Given data:
_ _ _ _ _ _ _

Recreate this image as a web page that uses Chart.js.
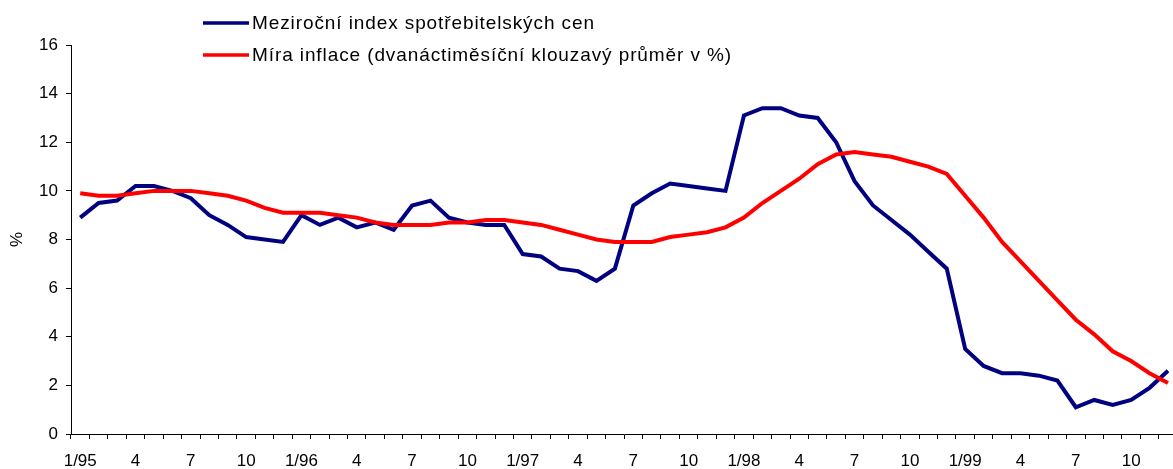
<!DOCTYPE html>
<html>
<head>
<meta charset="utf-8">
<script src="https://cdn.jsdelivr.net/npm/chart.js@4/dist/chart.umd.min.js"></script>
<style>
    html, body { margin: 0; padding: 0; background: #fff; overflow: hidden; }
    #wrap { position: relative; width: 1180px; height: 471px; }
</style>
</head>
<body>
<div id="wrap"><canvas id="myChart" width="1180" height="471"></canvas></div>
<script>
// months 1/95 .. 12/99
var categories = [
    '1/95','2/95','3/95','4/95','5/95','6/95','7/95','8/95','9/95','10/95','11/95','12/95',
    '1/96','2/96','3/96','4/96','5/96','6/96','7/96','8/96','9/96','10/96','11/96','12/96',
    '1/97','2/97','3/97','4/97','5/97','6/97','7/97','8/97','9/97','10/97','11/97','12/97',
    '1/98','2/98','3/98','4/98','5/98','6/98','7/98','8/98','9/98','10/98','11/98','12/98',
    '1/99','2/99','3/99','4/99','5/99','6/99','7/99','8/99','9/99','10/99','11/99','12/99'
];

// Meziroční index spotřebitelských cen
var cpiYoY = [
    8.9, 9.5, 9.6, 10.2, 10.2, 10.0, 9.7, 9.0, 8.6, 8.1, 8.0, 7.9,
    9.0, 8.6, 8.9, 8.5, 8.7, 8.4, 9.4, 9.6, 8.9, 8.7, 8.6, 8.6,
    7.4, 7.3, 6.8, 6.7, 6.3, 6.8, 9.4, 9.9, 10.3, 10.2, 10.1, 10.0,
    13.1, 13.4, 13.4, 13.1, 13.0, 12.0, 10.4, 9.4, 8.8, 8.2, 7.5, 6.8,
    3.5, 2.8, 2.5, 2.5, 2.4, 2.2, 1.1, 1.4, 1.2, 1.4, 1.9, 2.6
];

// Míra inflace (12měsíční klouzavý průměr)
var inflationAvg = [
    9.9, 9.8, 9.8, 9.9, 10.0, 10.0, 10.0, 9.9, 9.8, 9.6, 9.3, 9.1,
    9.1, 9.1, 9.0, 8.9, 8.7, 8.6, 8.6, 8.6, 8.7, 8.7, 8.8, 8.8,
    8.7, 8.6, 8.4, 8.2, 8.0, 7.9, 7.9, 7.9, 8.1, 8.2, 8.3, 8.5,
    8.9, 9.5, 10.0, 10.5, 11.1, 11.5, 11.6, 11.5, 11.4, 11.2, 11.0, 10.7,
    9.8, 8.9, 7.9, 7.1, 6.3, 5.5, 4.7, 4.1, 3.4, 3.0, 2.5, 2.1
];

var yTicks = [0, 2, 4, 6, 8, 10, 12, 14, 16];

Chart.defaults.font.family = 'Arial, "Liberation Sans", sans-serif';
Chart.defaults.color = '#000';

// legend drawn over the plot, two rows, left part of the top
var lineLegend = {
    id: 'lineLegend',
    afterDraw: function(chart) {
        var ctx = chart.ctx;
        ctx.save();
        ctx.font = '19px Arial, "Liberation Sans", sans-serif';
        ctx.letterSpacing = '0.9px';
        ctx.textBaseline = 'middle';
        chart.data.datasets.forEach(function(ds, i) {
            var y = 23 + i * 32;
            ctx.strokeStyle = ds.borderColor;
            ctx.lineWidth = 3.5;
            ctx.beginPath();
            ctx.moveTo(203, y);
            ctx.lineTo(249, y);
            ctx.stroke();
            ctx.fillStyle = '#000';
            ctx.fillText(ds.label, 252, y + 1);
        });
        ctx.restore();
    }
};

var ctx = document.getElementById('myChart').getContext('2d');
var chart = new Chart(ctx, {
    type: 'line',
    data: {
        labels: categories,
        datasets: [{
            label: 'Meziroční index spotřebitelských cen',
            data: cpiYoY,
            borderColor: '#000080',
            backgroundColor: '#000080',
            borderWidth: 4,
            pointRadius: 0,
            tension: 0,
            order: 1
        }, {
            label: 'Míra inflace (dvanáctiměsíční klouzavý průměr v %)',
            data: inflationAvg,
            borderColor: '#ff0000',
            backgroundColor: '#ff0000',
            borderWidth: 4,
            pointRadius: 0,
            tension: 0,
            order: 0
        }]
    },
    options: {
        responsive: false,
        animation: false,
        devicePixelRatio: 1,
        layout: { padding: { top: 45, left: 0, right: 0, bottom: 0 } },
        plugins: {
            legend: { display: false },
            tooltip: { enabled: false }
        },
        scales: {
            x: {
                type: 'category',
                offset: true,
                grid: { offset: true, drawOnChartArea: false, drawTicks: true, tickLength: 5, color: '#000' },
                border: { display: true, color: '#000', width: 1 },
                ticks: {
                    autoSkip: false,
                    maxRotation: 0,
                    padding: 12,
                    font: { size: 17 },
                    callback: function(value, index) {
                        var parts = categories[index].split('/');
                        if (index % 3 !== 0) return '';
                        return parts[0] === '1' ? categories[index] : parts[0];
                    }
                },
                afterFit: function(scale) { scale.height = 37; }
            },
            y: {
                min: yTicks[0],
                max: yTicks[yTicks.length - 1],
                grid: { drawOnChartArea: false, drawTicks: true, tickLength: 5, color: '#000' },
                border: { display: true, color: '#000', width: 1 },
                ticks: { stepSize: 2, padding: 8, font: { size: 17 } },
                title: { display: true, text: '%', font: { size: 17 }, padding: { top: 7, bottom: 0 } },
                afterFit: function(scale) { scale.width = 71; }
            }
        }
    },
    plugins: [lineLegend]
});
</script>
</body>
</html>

_ _ _ _ _ _ _

Direction: Leaving out the pictures, repeat the data above exactly.

Exercise solution:
Recreate this image as a web page that uses Chart.js.
<!DOCTYPE html>
<html>
<head>
<meta charset="utf-8">
<script src="https://cdn.jsdelivr.net/npm/chart.js@4/dist/chart.umd.min.js"></script>
<style>
    html, body { margin: 0; padding: 0; background: #fff; overflow: hidden; }
    #wrap { position: relative; width: 1180px; height: 471px; }
</style>
</head>
<body>
<div id="wrap"><canvas id="myChart" width="1180" height="471"></canvas></div>
<script>
// months 1/95 .. 12/99
var categories = [
    '1/95','2/95','3/95','4/95','5/95','6/95','7/95','8/95','9/95','10/95','11/95','12/95',
    '1/96','2/96','3/96','4/96','5/96','6/96','7/96','8/96','9/96','10/96','11/96','12/96',
    '1/97','2/97','3/97','4/97','5/97','6/97','7/97','8/97','9/97','10/97','11/97','12/97',
    '1/98','2/98','3/98','4/98','5/98','6/98','7/98','8/98','9/98','10/98','11/98','12/98',
    '1/99','2/99','3/99','4/99','5/99','6/99','7/99','8/99','9/99','10/99','11/99','12/99'
];

// Meziroční index spotřebitelských cen
var cpiYoY = [
    8.9, 9.5, 9.6, 10.2, 10.2, 10.0, 9.7, 9.0, 8.6, 8.1, 8.0, 7.9,
    9.0, 8.6, 8.9, 8.5, 8.7, 8.4, 9.4, 9.6, 8.9, 8.7, 8.6, 8.6,
    7.4, 7.3, 6.8, 6.7, 6.3, 6.8, 9.4, 9.9, 10.3, 10.2, 10.1, 10.0,
    13.1, 13.4, 13.4, 13.1, 13.0, 12.0, 10.4, 9.4, 8.8, 8.2, 7.5, 6.8,
    3.5, 2.8, 2.5, 2.5, 2.4, 2.2, 1.1, 1.4, 1.2, 1.4, 1.9, 2.6
];

// Míra inflace (12měsíční klouzavý průměr)
var inflationAvg = [
    9.9, 9.8, 9.8, 9.9, 10.0, 10.0, 10.0, 9.9, 9.8, 9.6, 9.3, 9.1,
    9.1, 9.1, 9.0, 8.9, 8.7, 8.6, 8.6, 8.6, 8.7, 8.7, 8.8, 8.8,
    8.7, 8.6, 8.4, 8.2, 8.0, 7.9, 7.9, 7.9, 8.1, 8.2, 8.3, 8.5,
    8.9, 9.5, 10.0, 10.5, 11.1, 11.5, 11.6, 11.5, 11.4, 11.2, 11.0, 10.7,
    9.8, 8.9, 7.9, 7.1, 6.3, 5.5, 4.7, 4.1, 3.4, 3.0, 2.5, 2.1
];

var yTicks = [0, 2, 4, 6, 8, 10, 12, 14, 16];

Chart.defaults.font.family = 'Arial, "Liberation Sans", sans-serif';
Chart.defaults.color = '#000';

// legend drawn over the plot, two rows, left part of the top
var lineLegend = {
    id: 'lineLegend',
    afterDraw: function(chart) {
        var ctx = chart.ctx;
        ctx.save();
        ctx.font = '19px Arial, "Liberation Sans", sans-serif';
        ctx.letterSpacing = '0.9px';
        ctx.textBaseline = 'middle';
        chart.data.datasets.forEach(function(ds, i) {
            var y = 23 + i * 32;
            ctx.strokeStyle = ds.borderColor;
            ctx.lineWidth = 3.5;
            ctx.beginPath();
            ctx.moveTo(203, y);
            ctx.lineTo(249, y);
            ctx.stroke();
            ctx.fillStyle = '#000';
            ctx.fillText(ds.label, 252, y + 1);
        });
        ctx.restore();
    }
};

var ctx = document.getElementById('myChart').getContext('2d');
var chart = new Chart(ctx, {
    type: 'line',
    data: {
        labels: categories,
        datasets: [{
            label: 'Meziroční index spotřebitelských cen',
            data: cpiYoY,
            borderColor: '#000080',
            backgroundColor: '#000080',
            borderWidth: 4,
            pointRadius: 0,
            tension: 0,
            order: 1
        }, {
            label: 'Míra inflace (dvanáctiměsíční klouzavý průměr v %)',
            data: inflationAvg,
            borderColor: '#ff0000',
            backgroundColor: '#ff0000',
            borderWidth: 4,
            pointRadius: 0,
            tension: 0,
            order: 0
        }]
    },
    options: {
        responsive: false,
        animation: false,
        devicePixelRatio: 1,
        layout: { padding: { top: 45, left: 0, right: 0, bottom: 0 } },
        plugins: {
            legend: { display: false },
            tooltip: { enabled: false }
        },
        scales: {
            x: {
                type: 'category',
                offset: true,
                grid: { offset: true, drawOnChartArea: false, drawTicks: true, tickLength: 5, color: '#000' },
                border: { display: true, color: '#000', width: 1 },
                ticks: {
                    autoSkip: false,
                    maxRotation: 0,
                    padding: 12,
                    font: { size: 17 },
                    callback: function(value, index) {
                        var parts = categories[index].split('/');
                        if (index % 3 !== 0) return '';
                        return parts[0] === '1' ? categories[index] : parts[0];
                    }
                },
                afterFit: function(scale) { scale.height = 37; }
            },
            y: {
                min: yTicks[0],
                max: yTicks[yTicks.length - 1],
                grid: { drawOnChartArea: false, drawTicks: true, tickLength: 5, color: '#000' },
                border: { display: true, color: '#000', width: 1 },
                ticks: { stepSize: 2, padding: 8, font: { size: 17 } },
                title: { display: true, text: '%', font: { size: 17 }, padding: { top: 7, bottom: 0 } },
                afterFit: function(scale) { scale.width = 71; }
            }
        }
    },
    plugins: [lineLegend]
});
</script>
</body>
</html>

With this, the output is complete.